Air Canada also noted that it did sell gift cards with a fixed monetary value. For gift cards, the taxes and fees were not worked into the price. These cards did not expire.
Air Canada also argued that Mr. Benamor had no personal action because he bought the flight pass using a business credit card, suffering no personal damages. Therefore, he could not properly represent the class members.
The Québec Superior Court declined to certify the proposed class action, holding that the prepaid card provisions in the consumer protection legislation did not apply to Air Canada’s flight passes.
The Court also considered whether Mr. Benamor would qualify as an adequate representative plaintiff. The Court held that he would qualify at this stage of the action.

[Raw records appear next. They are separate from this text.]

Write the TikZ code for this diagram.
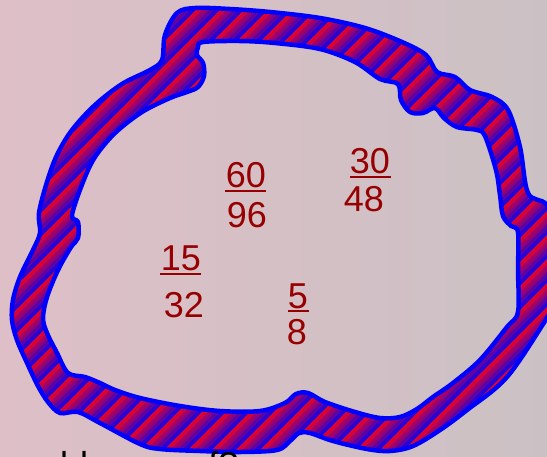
\documentclass[tikz,border=0pt]{standalone}
\usepackage{fontspec}
\setmainfont{Liberation Sans}
\begin{document}
\begin{tikzpicture}[x=1pt,y=-1pt,
  frac/.style={text=fraccol, anchor=base, inner sep=0pt, font=\fontsize{36}{40}\selectfont},
  fracbar/.style={draw=fraccol, line width=2.3pt},
  bandline/.style={draw=borderblue, line width=4.5pt, line join=round}]
\definecolor{bgL}{RGB}{222,191,199}
\definecolor{bgR}{RGB}{203,193,196}
\definecolor{fraccol}{RGB}{150,0,0}
\definecolor{borderblue}{RGB}{0,0,255}
\definecolor{stB}{RGB}{25,0,225}
\definecolor{stR}{RGB}{235,0,35}
\useasboundingbox (0,0) rectangle (547,456);
\shade[left color=bgL,right color=bgR] (0,0) rectangle (547,456);
\begin{scope}[even odd rule]
  \clip plot[smooth cycle,tension=0.55] coordinates {(177,13) (195,8) (230,9) (270,12) (320,18) (365,28) (402,42) (426,55) (437,72) (455,77) (470,90) (492,97) (508,110) (520,147) (528,193) (547,205) (565,240) (565,290) (547,318) (507,377) (467,410) (440,430) (413,446) (390,451) (367,449) (333,441) (310,433) (299,433) (290,441) (277,450) (240,452) (200,451) (160,449) (140,444) (100,423) (78,412) (60,413) (48,402) (38,386) (28,365) (17,340) (12,320) (13,300) (20,277) (33,250) (40,233) (39,213) (47,182) (57,155) (72,130) (95,105) (122,84) (150,70) (162,60) (165,35)}
  plot[smooth cycle,tension=0.55] coordinates {(198,47) (197,55) (203,63) (204,76) (198,87) (187,92) (170,98) (142,112) (115,133) (95,157) (83,182) (72,215) (78,222) (78,238) (71,247) (58,270) (47,297) (43,318) (47,333) (57,353) (68,373) (85,377) (100,383) (115,390) (140,398) (180,406) (220,411) (260,411) (285,403) (296,394) (308,393) (325,402) (355,412) (380,418) (400,417) (417,409) (433,397) (453,383) (480,360) (507,327) (518,312) (518,270) (518,232) (511,226) (503,216) (500,195) (496,170) (485,136) (477,130) (457,127) (444,118) (435,108) (423,113) (410,112) (401,100) (398,84) (380,79) (355,62) (320,49) (275,43) (240,41) (203,42)};
  \foreach \m in {-28,...,15}{
    \foreach \j in {0,...,9}{
      \pgfmathsetmacro\ca{662+24*\m+2.4*\j}
      \pgfmathsetmacro\cb{\ca+2.8}
      \pgfmathtruncatemacro\pc{round((9-\j)*100/9)}
      \fill[stR!\pc!stB] (\ca+50,-50) -- (\ca-510,510) -- (\cb-510,510) -- (\cb+50,-50) -- cycle;
    }
  }
\end{scope}
\draw[bandline] plot[smooth cycle,tension=0.55] coordinates {(177,13) (195,8) (230,9) (270,12) (320,18) (365,28) (402,42) (426,55) (437,72) (455,77) (470,90) (492,97) (508,110) (520,147) (528,193) (547,205) (565,240) (565,290) (547,318) (507,377) (467,410) (440,430) (413,446) (390,451) (367,449) (333,441) (310,433) (299,433) (290,441) (277,450) (240,452) (200,451) (160,449) (140,444) (100,423) (78,412) (60,413) (48,402) (38,386) (28,365) (17,340) (12,320) (13,300) (20,277) (33,250) (40,233) (39,213) (47,182) (57,155) (72,130) (95,105) (122,84) (150,70) (162,60) (165,35)}
  plot[smooth cycle,tension=0.55] coordinates {(198,47) (197,55) (203,63) (204,76) (198,87) (187,92) (170,98) (142,112) (115,133) (95,157) (83,182) (72,215) (78,222) (78,238) (71,247) (58,270) (47,297) (43,318) (47,333) (57,353) (68,373) (85,377) (100,383) (115,390) (140,398) (180,406) (220,411) (260,411) (285,403) (296,394) (308,393) (325,402) (355,412) (380,418) (400,417) (417,409) (433,397) (453,383) (480,360) (507,327) (518,312) (518,270) (518,232) (511,226) (503,216) (500,195) (496,170) (485,136) (477,130) (457,127) (444,118) (435,108) (423,113) (410,112) (401,100) (398,84) (380,79) (355,62) (320,49) (275,43) (240,41) (203,42)};
% fractions
\node[frac] (n60) at (246,187) {60};
\draw[fracbar] (225,191) -- (266,191);
\node[frac] (d96) at (247,227) {96};
\node[frac] (n30) at (370,173) {30};
\draw[fracbar] (350,177) -- (391,177);
\node[frac] (d48) at (364,211) {48};
\node[frac] (n15) at (181,270) {15};
\draw[fracbar] (160,274) -- (201,274);
\node[frac] (d32) at (184,317) {32};
\node[frac] (n5) at (298,308) {5};
\draw[fracbar] (288,311) -- (309,311);
\node[frac] (d8) at (297,344) {8};
% clipped caption at the bottom
\node[anchor=base west, inner sep=0pt, font=\fontsize{36}{40}\selectfont] (cap) at (40,477) {able one of?};
\end{tikzpicture}
\end{document}
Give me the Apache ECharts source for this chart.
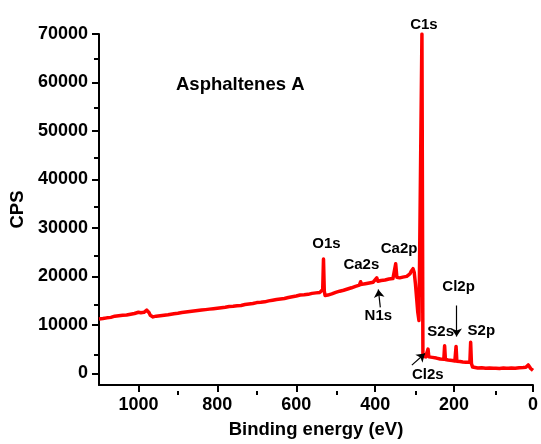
<!DOCTYPE html>
<html>
<head>
<meta charset="utf-8">
<script src="https://cdn.jsdelivr.net/npm/echarts@6/dist/echarts.min.js"></script>
<style>
  html, body { margin: 0; padding: 0; background: #fff; }
  #chart { width: 541px; height: 444px; }
</style>
</head>
<body>
<div id="chart"></div>
<script>
// XPS survey spectrum: binding energy (eV) vs counts per second
const bindingEnergy = [
  1100, 1095, 1090, 1085, 1080, 1075, 1070, 1065, 1060, 1055, 1050, 1045, 1040, 1035, 1030, 1025, 1020, 1015, 1010, 1005,
  1000, 997, 994, 990, 986, 982, 979, 976, 973, 970, 967, 963, 959, 955, 950, 945, 940, 935, 930, 925,
  920, 910, 905, 900, 890, 880, 875, 870, 860, 855, 850, 840, 835, 830, 820, 810, 805, 800, 790, 780,
  775, 770, 760, 750, 745, 740, 730, 720, 715, 710, 700, 690, 685, 680, 670, 660, 655, 650, 640, 635,
  630, 620, 610, 605, 600, 590, 580, 575, 570, 560, 550, 545, 540, 535, 533, 531, 529, 527, 523, 520,
  515, 510, 500, 495, 490, 480, 475, 470, 460, 455, 450, 445, 440, 437, 434, 430, 425, 420, 415, 410,
  405, 400, 396, 393, 390, 385, 380, 375, 370, 365, 360, 355, 351, 348, 345, 342, 338, 335, 330, 325,
  320, 316, 312, 309, 306, 304, 301, 298, 295, 292, 289, 287, 285.5, 281.5, 279, 276, 272, 269, 266, 264,
  260, 255, 250, 245, 240, 235, 230, 226, 224, 222, 215, 210, 205, 198, 195, 193, 185, 178, 170, 165,
  160, 158, 156, 153, 148, 140, 130, 120, 110, 100, 97, 94, 85, 75, 68, 65, 62, 55, 45, 35,
  25, 18, 14, 12, 10, 6, 3, 0
];
const counts = [
  11200, 11350, 11300, 11500, 11450, 11600, 11550, 11750, 11800, 11700, 11900, 11850, 12000, 12100, 12050, 12250, 12200, 12400, 12350, 12550,
  12600, 12850, 12500, 12650, 12600, 12800, 13050, 12900, 12500, 12000, 11800, 11650, 11750, 11800, 11950, 11900, 12050, 12000, 12150, 12100,
  12250, 12300, 12450, 12400, 12550, 12650, 12600, 12750, 12850, 12800, 12950, 13050, 13000, 13150, 13250, 13350, 13300, 13450, 13550, 13650,
  13600, 13800, 13850, 13950, 14050, 14000, 14200, 14300, 14450, 14400, 14600, 14650, 14800, 14750, 14950, 15100, 15050, 15250, 15350, 15500,
  15450, 15650, 15800, 15900, 15950, 16150, 16200, 16350, 16300, 16500, 16600, 16550, 16700, 16750, 17300, 23600, 17000, 16050, 15950, 16150,
  16300, 16400, 16700, 16800, 16950, 17150, 17350, 17400, 17650, 17750, 17950, 18100, 18200, 18900, 18350, 18400, 18500, 18600, 18650, 18600,
  18800, 18900, 19700, 19000, 19100, 19150, 19300, 19250, 19400, 19450, 19400, 19550, 19700, 22600, 19800, 19500, 19700, 19800, 19850, 19950,
  20000, 20300, 20500, 21000, 21400, 21600, 20800, 18500, 15600, 12600, 10900, 10500, 11200, 70000, 3500, 3300, 3400, 3350, 5000, 3400,
  3350, 3300, 3200, 3150, 3050, 2950, 2900, 2900, 5700, 2850, 2750, 2700, 2650, 2550, 5550, 2500, 2450, 2350, 2300, 2250,
  2300, 6400, 2000, 1300, 1150, 1100, 1150, 1050, 1100, 1050, 1450, 1050, 1000, 1100, 1050, 1350, 1050, 1100, 1050, 1150,
  1200, 1250, 1500, 1750, 1400, 1000, 800, 600
];

// Axis ticks
const yMajorTicks = [0, 10000, 20000, 30000, 40000, 50000, 60000, 70000];
const yMinorTicks = [5000, 15000, 25000, 35000, 45000, 55000, 65000];
const xMajorTicks = [0, 200, 400, 600, 800, 1000];
const xMinorTicks = [100, 300, 500, 700, 900];

// Peak labels, placed in data coordinates [eV, CPS]
const peakLabels = [
  { text: 'C1s',  at: [276.5, 71800] },
  { text: 'O1s',  at: [523.5, 26800] },
  { text: 'Ca2s', at: [435, 22350] },
  { text: 'Ca2p', at: [339.5, 25600] },
  { text: 'N1s',  at: [392, 11800] },
  { text: 'Cl2p', at: [188.5, 17900] },
  { text: 'S2s',  at: [234, 8550] },
  { text: 'S2p',  at: [131, 8750] },
  { text: 'Cl2s', at: [266.5, -350] }
];
// Arrows: [from, to], arrow head at "to"
const peakArrows = [
  [[387, 13600], [392, 17300]],
  [[193.5, 14000], [193.5, 7600]],
  [[307, 1700], [274, 4100]]
];
const sampleTitle = { text: 'Asphaltenes A', at: [742, 59500] };

const FONT = '"Liberation Sans", Arial, sans-serif';
const chart = echarts.init(document.getElementById('chart'), null, { renderer: 'canvas' });

const gridBox = { left: 98, right: 6, top: 34, bottom: 53 };
const Y_MIN = -2400, Y_MAX = 70000, X_MIN = 0, X_MAX = 1100;
const plain = v => String(v);

const option = {
  animation: false,
  backgroundColor: '#ffffff',
  grid: [
    Object.assign({ containLabel: false }, gridBox),
    Object.assign({ containLabel: false }, gridBox)
  ],
  xAxis: [
    {
      type: 'value', gridIndex: 0, inverse: true, min: X_MIN, max: X_MAX,
      name: 'Binding energy (eV)', nameLocation: 'middle', nameGap: 35,
      nameTextStyle: { fontFamily: FONT, fontWeight: 'bold', fontSize: 18.5, color: '#000' },
      axisLine: { show: true, onZero: false, lineStyle: { color: '#000', width: 2 } },
      axisTick: { show: true, inside: false, length: 7, customValues: xMajorTicks, lineStyle: { color: '#000', width: 2 } },
      axisLabel: { show: true, margin: 11, customValues: xMajorTicks, formatter: plain, fontFamily: FONT, fontWeight: 'bold', fontSize: 18, color: '#000' },
      splitLine: { show: false }
    },
    {
      type: 'value', gridIndex: 1, inverse: true, min: X_MIN, max: X_MAX,
      axisLine: { show: false, onZero: false },
      axisTick: { show: true, inside: false, length: 4, customValues: xMinorTicks, lineStyle: { color: '#000', width: 2 } },
      axisLabel: { show: false },
      splitLine: { show: false }
    }
  ],
  yAxis: [
    {
      type: 'value', gridIndex: 0, min: Y_MIN, max: Y_MAX,
      name: 'CPS', nameLocation: 'middle', nameGap: 72, nameRotate: 90,
      nameTextStyle: { fontFamily: FONT, fontWeight: 'bold', fontSize: 18.5, color: '#000' },
      axisLine: { show: true, onZero: false, lineStyle: { color: '#000', width: 2 } },
      axisTick: { show: true, inside: false, length: 7, customValues: yMajorTicks, lineStyle: { color: '#000', width: 2 } },
      axisLabel: { show: true, margin: 11, customValues: yMajorTicks, formatter: plain, fontFamily: FONT, fontWeight: 'bold', fontSize: 18, color: '#000' },
      splitLine: { show: false }
    },
    {
      type: 'value', gridIndex: 1, min: Y_MIN, max: Y_MAX,
      axisLine: { show: false, onZero: false },
      axisTick: { show: true, inside: false, length: 4, customValues: yMinorTicks, lineStyle: { color: '#000', width: 2 } },
      axisLabel: { show: false },
      splitLine: { show: false }
    }
  ],
  series: [
    {
      name: 'Asphaltenes A',
      type: 'line',
      xAxisIndex: 0, yAxisIndex: 0,
      data: bindingEnergy.map((e, i) => [e, counts[i]]),
      showSymbol: false,
      symbol: 'none',
      lineStyle: { color: '#ff0000', width: 3.5, join: 'round' },
      clip: true,
      z: 3,
      markLine: {
        silent: true,
        symbol: ['none', 'arrow'],
        symbolSize: 8,
        label: { show: false },
        emphasis: { disabled: true },
        lineStyle: { color: '#000', width: 1.2, type: 'solid', opacity: 1 },
        data: peakArrows.map(a => [{ coord: a[0] }, { coord: a[1] }])
      }
    }
  ]
};

chart.setOption(option);

// Text annotations positioned through the axes' own scales
function toPx(pt) {
  return chart.convertToPixel({ xAxisIndex: 0, yAxisIndex: 0 }, pt);
}
const graphics = peakLabels.map(p => {
  const px = toPx(p.at);
  return {
    type: 'text', x: px[0], y: px[1], z: 10,
    style: { text: p.text, fill: '#000', font: 'bold 15px ' + FONT, align: 'center', verticalAlign: 'middle' }
  };
});
const tp = toPx(sampleTitle.at);
graphics.push({
  type: 'text', x: tp[0], y: tp[1], z: 10,
  style: { text: sampleTitle.text, fill: '#000', font: 'bold 18.5px ' + FONT, align: 'center', verticalAlign: 'middle' }
});
chart.setOption({ graphic: graphics });
</script>
</body>
</html>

Consumer Protection Act Claim
In dealing with the first issue, the Court considered the nature and function of the flight passes.
The Court held that prepaid cards are generally a substitute for cash, whereas, the flight passes did not represent a fixed amount of money.
The Court noted in particular the fact that taxes and fees were included in the price of the flight passes, while taxes were generally charged at the time of use for prepaid cards.
The Court held that the flight passes could be understood as an immediate purchase of a service to be rendered within a specified territory and period of time.
The Court held the same reasoning applied to the Alberta consumer protection legislation.
Adequacy of Representative Plaintiff
With respect to the second issue, the Court held that, though it was unnecessary to decide the issue, Mr. Benamor could not be disqualified as an adequate representative plaintiff at this stage for two reasons:
(1) Though he charged the flight pass in question to his company credit card, there wasn’t adequate evidence to decide whether the damages alleged were suffered solely by the business, rather than Mr. Benamor personally; and
(2) Mr. Benamor would meet the low threshold of having an interest in the claim, being competent, and having no conflict with the other class members.
This decision will be notable for carriers selling flight passes, as it provides clarity on the types of transactions subject to consumer protection laws.
Carriers selling gift cards representing a fixed monetary value should be aware of their obligations under consumer protection laws.